What you have to do
Leaving out all pictures, please print only the lines from the one containing "What Apache ECharts" through the one containing "-0.00096, -0.00081, -0.00074];".

Material provided
+ + + + +

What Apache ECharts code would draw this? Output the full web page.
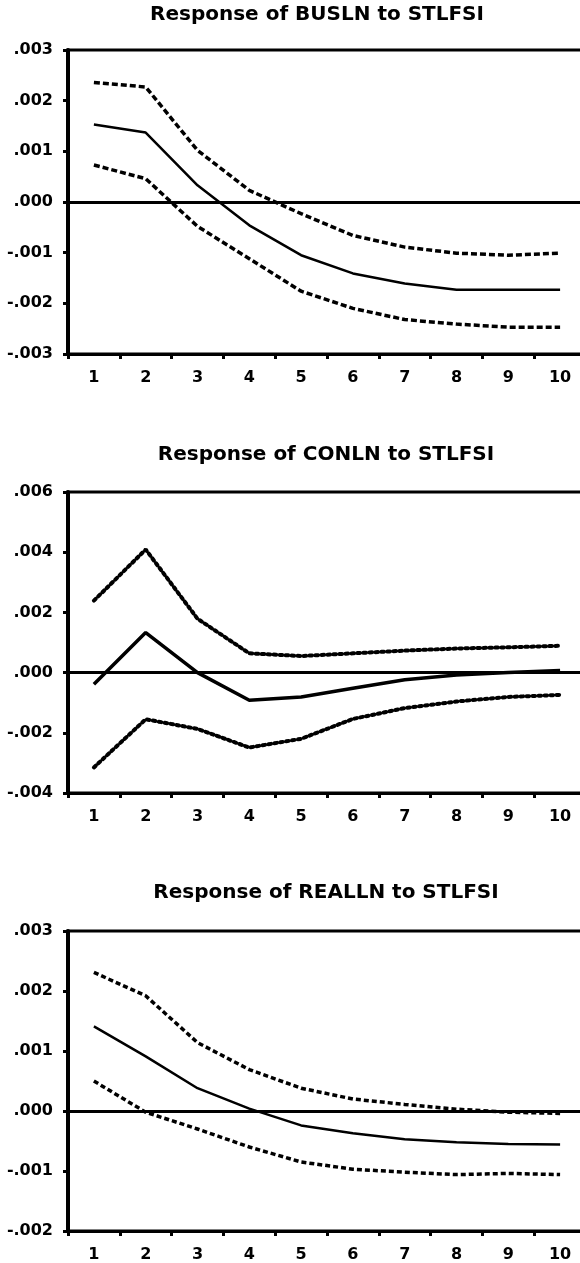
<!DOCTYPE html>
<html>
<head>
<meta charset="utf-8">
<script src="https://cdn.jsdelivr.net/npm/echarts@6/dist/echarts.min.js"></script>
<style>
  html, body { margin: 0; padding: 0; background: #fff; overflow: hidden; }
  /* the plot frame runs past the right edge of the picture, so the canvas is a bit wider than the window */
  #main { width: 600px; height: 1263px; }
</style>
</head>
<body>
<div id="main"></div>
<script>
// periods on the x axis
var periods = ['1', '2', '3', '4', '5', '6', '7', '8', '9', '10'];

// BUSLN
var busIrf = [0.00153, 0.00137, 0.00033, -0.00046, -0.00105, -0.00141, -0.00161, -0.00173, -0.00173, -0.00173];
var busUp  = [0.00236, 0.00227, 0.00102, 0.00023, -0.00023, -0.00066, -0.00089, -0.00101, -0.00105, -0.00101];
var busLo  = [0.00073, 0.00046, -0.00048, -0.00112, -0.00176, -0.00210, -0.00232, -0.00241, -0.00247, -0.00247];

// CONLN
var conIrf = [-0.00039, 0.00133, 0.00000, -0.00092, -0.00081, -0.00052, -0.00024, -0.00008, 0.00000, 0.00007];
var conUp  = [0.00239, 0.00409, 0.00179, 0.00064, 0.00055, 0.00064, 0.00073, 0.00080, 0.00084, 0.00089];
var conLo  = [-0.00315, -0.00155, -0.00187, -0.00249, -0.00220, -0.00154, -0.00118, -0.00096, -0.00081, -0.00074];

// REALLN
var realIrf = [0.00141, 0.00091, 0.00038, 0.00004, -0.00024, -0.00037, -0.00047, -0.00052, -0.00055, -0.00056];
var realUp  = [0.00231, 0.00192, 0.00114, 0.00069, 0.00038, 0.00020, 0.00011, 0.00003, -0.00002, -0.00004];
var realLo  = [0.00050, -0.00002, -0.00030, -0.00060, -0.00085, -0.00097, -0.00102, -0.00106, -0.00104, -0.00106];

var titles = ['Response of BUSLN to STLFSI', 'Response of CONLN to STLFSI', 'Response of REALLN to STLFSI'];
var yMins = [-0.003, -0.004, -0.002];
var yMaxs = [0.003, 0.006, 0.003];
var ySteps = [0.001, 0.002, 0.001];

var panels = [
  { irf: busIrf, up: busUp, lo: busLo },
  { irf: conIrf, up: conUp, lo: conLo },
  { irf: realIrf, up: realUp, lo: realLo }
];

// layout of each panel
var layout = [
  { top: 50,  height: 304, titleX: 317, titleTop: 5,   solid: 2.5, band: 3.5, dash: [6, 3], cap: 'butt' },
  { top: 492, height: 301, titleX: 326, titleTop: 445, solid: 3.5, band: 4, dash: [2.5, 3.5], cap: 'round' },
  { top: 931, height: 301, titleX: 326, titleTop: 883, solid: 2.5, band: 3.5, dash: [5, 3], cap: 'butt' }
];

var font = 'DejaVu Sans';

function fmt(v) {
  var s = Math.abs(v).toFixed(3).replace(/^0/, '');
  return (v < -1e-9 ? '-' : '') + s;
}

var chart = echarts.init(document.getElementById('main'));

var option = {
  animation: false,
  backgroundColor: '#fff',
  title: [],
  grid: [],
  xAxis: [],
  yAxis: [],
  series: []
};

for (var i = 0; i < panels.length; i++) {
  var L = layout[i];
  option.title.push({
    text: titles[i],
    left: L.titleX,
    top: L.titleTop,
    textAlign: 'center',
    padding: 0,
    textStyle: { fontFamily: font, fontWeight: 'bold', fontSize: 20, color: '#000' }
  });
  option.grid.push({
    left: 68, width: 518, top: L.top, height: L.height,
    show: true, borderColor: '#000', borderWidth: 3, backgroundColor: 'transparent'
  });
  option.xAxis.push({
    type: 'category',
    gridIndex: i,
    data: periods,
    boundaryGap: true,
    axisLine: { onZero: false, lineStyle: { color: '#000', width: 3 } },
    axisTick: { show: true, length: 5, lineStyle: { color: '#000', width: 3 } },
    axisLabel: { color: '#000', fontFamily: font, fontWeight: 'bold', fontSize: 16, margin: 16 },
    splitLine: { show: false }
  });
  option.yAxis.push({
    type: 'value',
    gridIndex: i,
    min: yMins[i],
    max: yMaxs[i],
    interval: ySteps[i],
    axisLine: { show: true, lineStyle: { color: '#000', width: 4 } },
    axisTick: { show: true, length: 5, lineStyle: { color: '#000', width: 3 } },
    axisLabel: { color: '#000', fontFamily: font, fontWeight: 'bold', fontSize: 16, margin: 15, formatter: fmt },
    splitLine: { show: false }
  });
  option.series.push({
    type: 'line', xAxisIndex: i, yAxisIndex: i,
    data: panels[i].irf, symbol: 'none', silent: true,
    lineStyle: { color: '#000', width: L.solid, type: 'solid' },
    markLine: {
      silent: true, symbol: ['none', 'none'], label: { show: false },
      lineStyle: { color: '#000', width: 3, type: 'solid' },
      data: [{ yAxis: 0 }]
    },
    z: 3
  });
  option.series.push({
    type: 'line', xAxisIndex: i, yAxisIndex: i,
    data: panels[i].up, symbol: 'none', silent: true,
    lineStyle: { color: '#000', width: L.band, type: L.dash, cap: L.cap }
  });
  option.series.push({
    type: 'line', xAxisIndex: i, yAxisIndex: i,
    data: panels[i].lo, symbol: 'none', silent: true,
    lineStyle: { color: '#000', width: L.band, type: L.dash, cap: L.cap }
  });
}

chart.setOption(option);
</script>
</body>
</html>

+ + + + +

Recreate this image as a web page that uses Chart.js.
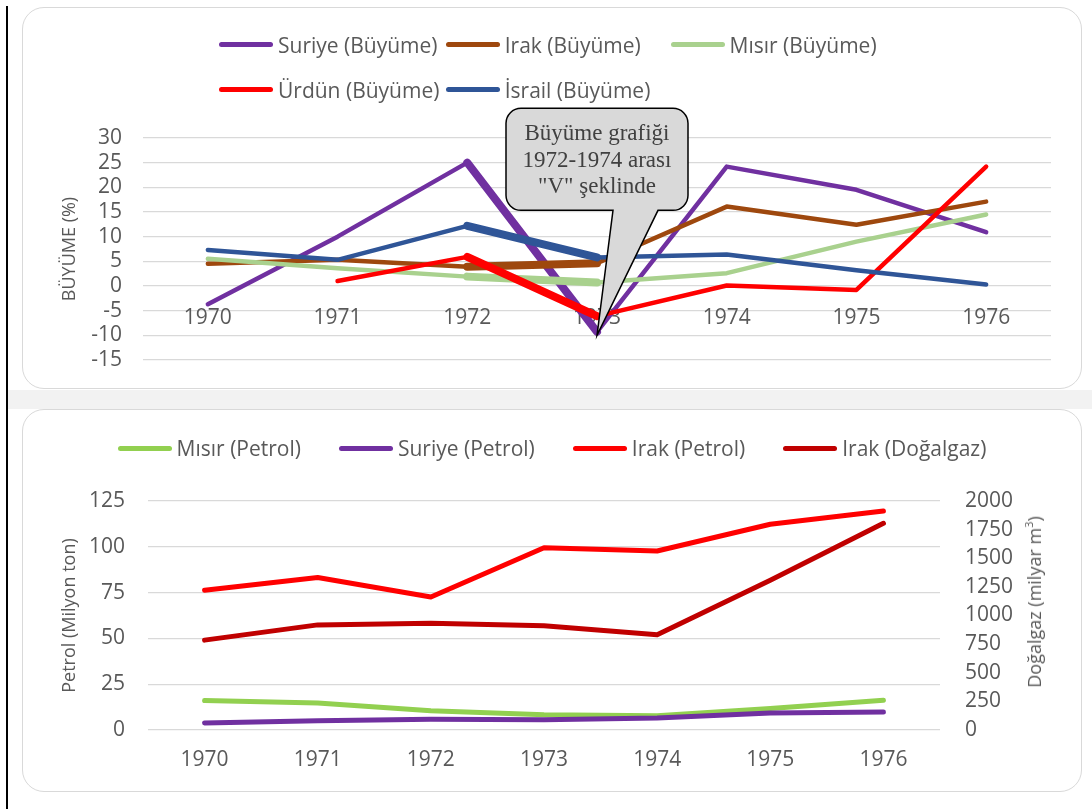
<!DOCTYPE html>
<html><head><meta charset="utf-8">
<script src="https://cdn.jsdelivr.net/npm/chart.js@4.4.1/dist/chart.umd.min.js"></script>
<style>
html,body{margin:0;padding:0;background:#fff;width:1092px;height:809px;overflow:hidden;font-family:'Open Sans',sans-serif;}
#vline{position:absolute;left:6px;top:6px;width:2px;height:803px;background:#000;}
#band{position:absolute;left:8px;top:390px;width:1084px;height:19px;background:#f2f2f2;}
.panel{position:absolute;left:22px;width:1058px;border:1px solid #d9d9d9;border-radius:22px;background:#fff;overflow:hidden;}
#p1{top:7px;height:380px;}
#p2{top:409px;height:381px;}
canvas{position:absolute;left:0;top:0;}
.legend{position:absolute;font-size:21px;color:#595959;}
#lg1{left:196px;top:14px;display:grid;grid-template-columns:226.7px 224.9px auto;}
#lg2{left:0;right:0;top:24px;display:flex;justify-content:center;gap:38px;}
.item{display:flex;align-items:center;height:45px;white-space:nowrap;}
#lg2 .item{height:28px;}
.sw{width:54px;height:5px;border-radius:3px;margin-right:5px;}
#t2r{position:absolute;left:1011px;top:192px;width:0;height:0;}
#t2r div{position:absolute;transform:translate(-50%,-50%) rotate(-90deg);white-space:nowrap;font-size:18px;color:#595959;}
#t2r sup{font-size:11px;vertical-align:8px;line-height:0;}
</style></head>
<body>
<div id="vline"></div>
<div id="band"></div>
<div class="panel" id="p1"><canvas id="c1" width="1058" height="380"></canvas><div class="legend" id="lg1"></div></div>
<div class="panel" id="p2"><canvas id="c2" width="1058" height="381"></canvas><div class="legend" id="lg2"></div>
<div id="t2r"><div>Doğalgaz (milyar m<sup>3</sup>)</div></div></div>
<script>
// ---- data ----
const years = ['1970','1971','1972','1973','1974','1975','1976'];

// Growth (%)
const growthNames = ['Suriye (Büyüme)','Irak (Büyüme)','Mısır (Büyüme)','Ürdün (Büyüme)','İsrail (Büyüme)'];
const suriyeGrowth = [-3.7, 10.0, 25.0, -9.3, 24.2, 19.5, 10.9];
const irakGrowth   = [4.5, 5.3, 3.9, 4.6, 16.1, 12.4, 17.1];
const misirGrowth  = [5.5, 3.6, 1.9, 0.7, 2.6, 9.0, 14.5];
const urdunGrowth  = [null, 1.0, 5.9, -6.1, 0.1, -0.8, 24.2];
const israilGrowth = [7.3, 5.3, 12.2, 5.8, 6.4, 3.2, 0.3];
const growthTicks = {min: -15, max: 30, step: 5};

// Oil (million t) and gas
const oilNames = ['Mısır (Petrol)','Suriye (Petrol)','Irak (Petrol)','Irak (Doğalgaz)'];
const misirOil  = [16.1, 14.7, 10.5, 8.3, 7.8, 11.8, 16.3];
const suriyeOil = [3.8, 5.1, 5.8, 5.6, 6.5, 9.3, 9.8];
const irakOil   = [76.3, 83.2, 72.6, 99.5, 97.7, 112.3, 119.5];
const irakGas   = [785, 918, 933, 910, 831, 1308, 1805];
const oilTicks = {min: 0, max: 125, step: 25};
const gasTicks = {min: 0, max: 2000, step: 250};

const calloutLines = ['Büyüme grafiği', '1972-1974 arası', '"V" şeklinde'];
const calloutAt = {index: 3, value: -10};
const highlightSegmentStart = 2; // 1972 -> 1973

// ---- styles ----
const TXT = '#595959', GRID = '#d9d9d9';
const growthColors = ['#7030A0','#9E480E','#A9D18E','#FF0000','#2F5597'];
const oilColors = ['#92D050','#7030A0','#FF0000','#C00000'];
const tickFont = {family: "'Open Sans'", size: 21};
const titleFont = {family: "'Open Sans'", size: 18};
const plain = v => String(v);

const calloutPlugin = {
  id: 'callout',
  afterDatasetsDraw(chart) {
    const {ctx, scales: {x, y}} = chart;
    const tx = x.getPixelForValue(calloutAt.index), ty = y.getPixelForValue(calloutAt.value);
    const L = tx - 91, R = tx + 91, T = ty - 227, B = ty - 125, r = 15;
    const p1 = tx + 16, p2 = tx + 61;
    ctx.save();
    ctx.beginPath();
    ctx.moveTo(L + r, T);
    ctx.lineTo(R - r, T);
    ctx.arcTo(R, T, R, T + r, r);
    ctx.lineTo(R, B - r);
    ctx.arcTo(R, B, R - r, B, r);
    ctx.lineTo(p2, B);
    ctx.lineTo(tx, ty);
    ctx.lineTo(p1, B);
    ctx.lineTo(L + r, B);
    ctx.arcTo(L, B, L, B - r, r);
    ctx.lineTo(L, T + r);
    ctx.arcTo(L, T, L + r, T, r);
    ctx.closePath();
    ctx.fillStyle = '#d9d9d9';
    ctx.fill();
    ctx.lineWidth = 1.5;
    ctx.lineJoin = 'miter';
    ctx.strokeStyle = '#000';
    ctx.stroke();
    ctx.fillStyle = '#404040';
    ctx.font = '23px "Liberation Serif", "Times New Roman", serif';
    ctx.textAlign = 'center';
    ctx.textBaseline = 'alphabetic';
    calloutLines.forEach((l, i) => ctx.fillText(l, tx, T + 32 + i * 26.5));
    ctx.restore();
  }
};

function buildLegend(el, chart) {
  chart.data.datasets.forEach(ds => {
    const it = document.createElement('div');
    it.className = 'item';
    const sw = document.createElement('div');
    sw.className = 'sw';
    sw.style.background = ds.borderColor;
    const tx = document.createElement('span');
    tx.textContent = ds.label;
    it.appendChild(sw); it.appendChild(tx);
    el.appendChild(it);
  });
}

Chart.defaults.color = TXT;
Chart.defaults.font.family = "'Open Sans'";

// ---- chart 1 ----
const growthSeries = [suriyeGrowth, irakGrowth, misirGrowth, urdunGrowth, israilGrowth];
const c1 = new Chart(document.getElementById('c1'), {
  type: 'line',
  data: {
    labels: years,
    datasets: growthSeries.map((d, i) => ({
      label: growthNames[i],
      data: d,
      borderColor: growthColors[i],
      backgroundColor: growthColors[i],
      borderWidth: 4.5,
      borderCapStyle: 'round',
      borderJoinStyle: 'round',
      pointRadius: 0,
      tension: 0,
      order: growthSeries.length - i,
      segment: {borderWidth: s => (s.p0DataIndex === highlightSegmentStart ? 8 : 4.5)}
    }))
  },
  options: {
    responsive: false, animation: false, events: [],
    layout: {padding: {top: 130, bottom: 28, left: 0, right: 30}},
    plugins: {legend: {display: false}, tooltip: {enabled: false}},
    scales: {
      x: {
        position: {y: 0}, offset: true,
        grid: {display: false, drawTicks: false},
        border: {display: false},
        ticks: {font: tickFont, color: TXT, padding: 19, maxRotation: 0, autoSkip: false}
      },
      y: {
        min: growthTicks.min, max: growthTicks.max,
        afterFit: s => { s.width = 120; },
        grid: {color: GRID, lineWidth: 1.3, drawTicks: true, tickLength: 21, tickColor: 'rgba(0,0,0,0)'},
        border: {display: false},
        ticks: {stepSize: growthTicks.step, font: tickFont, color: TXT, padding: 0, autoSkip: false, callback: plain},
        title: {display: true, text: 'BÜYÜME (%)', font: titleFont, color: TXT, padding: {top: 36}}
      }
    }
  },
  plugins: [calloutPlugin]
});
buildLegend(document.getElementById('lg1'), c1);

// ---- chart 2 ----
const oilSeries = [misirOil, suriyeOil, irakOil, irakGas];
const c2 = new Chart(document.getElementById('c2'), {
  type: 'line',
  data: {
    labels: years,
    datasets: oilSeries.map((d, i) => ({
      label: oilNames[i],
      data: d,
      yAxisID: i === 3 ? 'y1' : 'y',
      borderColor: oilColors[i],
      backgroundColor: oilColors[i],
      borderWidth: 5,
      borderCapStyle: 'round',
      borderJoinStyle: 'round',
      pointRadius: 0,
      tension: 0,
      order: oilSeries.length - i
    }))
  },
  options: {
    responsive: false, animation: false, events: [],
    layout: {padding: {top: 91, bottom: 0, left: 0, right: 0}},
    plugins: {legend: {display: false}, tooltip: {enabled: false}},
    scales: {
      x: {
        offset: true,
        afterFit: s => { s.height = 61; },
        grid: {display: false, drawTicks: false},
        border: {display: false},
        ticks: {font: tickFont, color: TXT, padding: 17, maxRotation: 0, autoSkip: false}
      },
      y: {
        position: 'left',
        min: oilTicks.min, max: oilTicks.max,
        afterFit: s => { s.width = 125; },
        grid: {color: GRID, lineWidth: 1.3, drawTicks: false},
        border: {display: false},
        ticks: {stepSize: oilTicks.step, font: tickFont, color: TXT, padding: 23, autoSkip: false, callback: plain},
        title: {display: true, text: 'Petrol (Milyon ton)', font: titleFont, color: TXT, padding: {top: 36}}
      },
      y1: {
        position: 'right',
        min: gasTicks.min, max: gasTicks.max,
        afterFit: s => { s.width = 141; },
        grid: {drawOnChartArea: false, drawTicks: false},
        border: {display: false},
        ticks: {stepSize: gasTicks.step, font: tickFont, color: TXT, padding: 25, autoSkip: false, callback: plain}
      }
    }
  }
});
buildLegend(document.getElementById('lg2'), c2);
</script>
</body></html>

+ + + + +

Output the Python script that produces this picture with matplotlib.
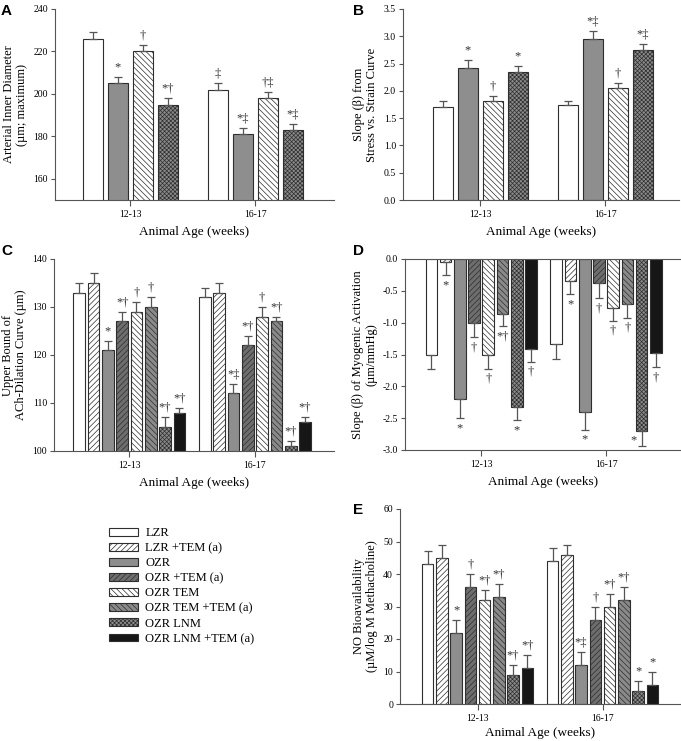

+ + + + +

Response for this exercise
What Apache ECharts code would draw this? Output the full web page.
<!DOCTYPE html>
<html>
<head>
<meta charset="utf-8">
<script src="https://cdn.jsdelivr.net/npm/echarts@6/dist/echarts.min.js"></script>
<style>
  html, body { margin: 0; padding: 0; background: #fff; overflow: hidden; }
  /* the plot frame runs past the right edge of the picture, so the canvas is a bit wider than the window */
  #main { width: 600px; height: 1263px; }
</style>
</head>
<body>
<div id="main"></div>
<script>
// periods on the x axis
var periods = ['1', '2', '3', '4', '5', '6', '7', '8', '9', '10'];

// BUSLN
var busIrf = [0.00153, 0.00137, 0.00033, -0.00046, -0.00105, -0.00141, -0.00161, -0.00173, -0.00173, -0.00173];
var busUp  = [0.00236, 0.00227, 0.00102, 0.00023, -0.00023, -0.00066, -0.00089, -0.00101, -0.00105, -0.00101];
var busLo  = [0.00073, 0.00046, -0.00048, -0.00112, -0.00176, -0.00210, -0.00232, -0.00241, -0.00247, -0.00247];

// CONLN
var conIrf = [-0.00039, 0.00133, 0.00000, -0.00092, -0.00081, -0.00052, -0.00024, -0.00008, 0.00000, 0.00007];
var conUp  = [0.00239, 0.00409, 0.00179, 0.00064, 0.00055, 0.00064, 0.00073, 0.00080, 0.00084, 0.00089];
var conLo  = [-0.00315, -0.00155, -0.00187, -0.00249, -0.00220, -0.00154, -0.00118, -0.00096, -0.00081, -0.00074];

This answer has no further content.